**WHAT IS EXPECTED**
Pull every line containing "code" out of the material below.

**LISTED ENTRIES**

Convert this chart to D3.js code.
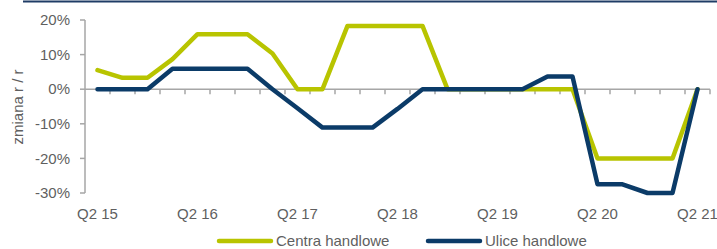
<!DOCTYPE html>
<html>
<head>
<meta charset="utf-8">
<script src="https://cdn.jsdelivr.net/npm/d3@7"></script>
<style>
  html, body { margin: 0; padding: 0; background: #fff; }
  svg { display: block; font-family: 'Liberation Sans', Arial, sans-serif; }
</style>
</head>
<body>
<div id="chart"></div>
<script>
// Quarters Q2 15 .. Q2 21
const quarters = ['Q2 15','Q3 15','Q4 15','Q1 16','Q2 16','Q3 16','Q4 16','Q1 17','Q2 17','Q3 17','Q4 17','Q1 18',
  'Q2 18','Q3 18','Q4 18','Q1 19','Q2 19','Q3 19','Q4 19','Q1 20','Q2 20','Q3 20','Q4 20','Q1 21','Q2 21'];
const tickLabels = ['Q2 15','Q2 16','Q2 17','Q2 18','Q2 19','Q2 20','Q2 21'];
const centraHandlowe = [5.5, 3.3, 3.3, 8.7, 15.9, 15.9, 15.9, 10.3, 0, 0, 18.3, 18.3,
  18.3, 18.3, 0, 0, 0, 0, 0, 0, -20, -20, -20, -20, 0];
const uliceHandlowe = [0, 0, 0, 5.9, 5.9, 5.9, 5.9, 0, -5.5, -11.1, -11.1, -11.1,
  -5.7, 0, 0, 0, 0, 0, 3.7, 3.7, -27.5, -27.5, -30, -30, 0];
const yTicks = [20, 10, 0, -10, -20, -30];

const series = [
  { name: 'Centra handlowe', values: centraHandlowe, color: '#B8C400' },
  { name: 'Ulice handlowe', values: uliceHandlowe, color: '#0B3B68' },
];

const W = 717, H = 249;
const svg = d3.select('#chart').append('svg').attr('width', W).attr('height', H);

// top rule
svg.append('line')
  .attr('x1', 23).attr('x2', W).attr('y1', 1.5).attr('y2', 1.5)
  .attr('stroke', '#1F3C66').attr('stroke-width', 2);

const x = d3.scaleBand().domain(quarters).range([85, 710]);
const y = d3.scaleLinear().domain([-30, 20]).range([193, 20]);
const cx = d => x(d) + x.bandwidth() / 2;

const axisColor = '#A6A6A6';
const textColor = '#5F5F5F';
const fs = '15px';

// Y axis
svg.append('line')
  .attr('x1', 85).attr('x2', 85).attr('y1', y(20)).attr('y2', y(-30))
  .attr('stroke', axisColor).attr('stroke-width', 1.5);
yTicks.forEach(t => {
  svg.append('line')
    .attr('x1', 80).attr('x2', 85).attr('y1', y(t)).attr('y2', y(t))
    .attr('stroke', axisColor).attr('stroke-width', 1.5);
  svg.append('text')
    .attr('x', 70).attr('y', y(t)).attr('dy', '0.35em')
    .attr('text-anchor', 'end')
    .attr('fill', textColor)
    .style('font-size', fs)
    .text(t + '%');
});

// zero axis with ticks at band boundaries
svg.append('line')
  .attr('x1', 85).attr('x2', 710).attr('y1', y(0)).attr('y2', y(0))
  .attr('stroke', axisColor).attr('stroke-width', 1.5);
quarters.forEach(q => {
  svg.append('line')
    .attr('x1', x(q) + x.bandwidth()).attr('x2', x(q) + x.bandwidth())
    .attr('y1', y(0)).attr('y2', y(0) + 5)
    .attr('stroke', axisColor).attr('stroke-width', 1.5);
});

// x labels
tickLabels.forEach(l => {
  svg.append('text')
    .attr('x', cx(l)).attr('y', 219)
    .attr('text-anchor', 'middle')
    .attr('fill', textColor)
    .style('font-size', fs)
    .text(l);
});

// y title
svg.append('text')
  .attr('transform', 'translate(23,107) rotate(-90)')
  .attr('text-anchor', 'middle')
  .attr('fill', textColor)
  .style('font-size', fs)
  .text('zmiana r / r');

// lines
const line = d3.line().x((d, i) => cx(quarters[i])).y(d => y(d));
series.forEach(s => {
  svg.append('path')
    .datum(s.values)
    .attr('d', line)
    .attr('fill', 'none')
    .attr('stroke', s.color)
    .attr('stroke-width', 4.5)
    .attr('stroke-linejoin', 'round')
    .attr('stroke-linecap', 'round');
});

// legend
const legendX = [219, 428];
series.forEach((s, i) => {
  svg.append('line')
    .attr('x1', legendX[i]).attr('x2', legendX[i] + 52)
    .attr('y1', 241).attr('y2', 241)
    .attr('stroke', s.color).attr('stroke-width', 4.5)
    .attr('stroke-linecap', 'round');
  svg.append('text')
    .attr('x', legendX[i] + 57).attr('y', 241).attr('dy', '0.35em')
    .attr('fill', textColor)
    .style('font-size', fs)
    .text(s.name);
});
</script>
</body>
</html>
* * *
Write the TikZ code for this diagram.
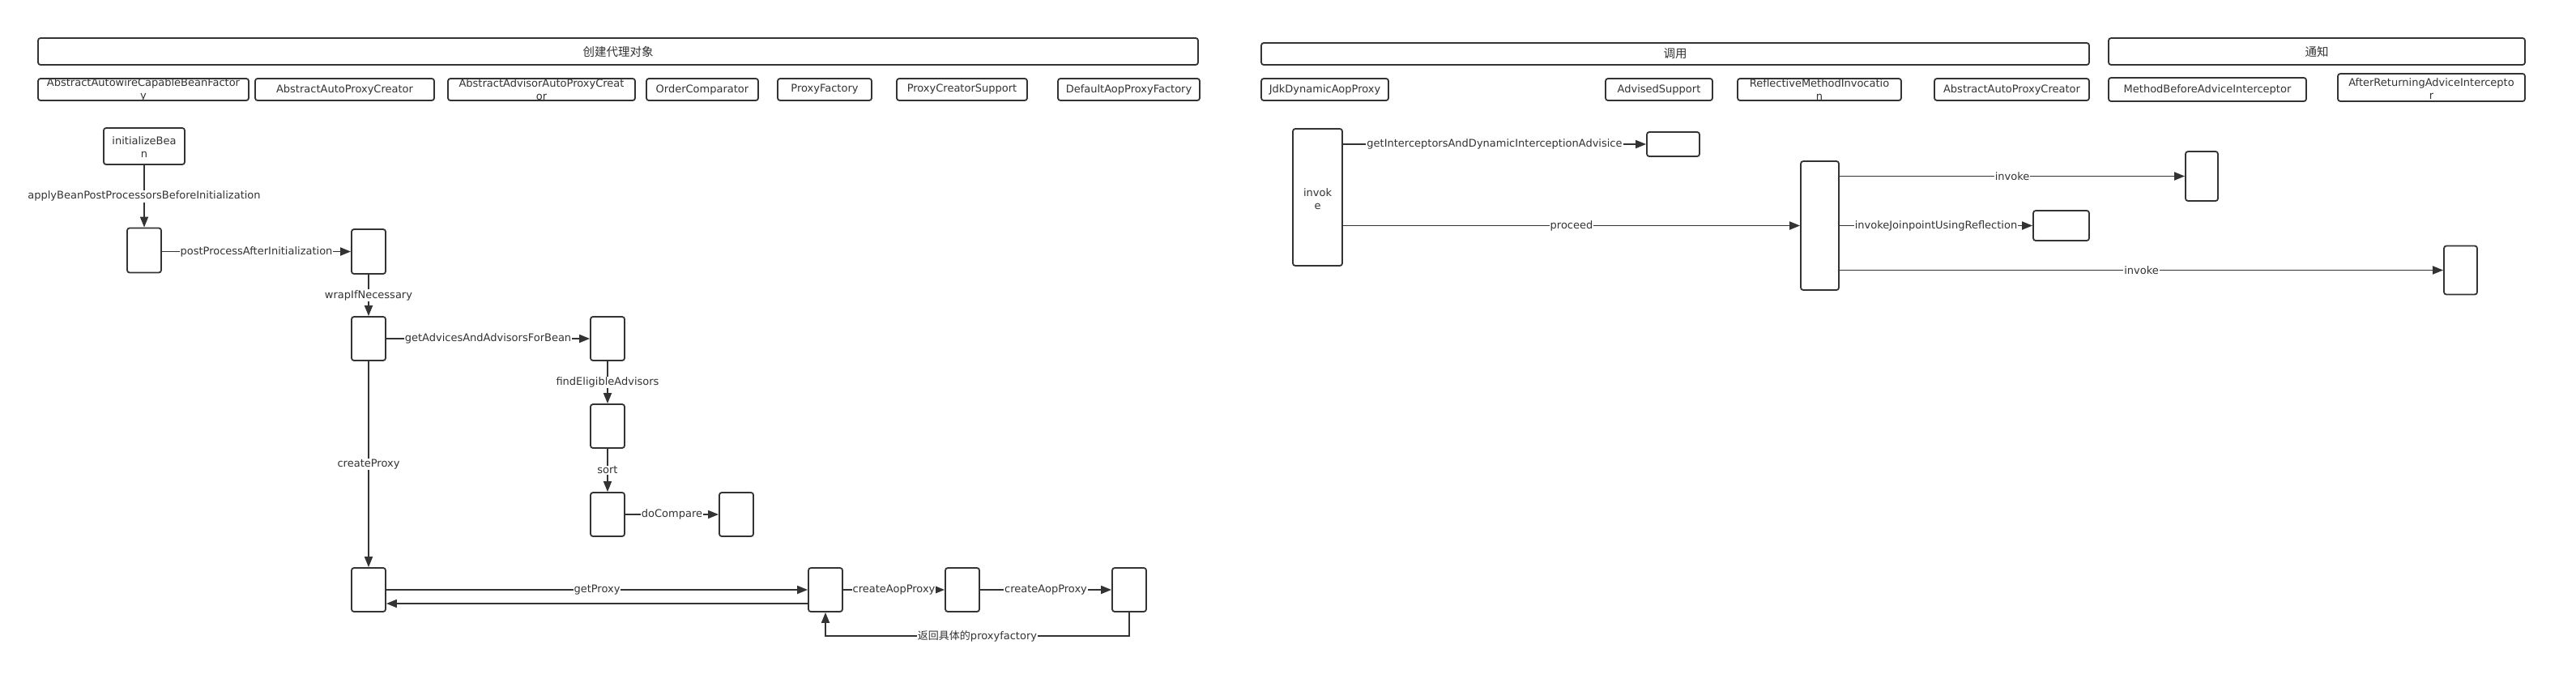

**SOLUTION FOR THIS EXERCISE**
Convert this chart to D3.js code.
Write the TikZ code for this diagram.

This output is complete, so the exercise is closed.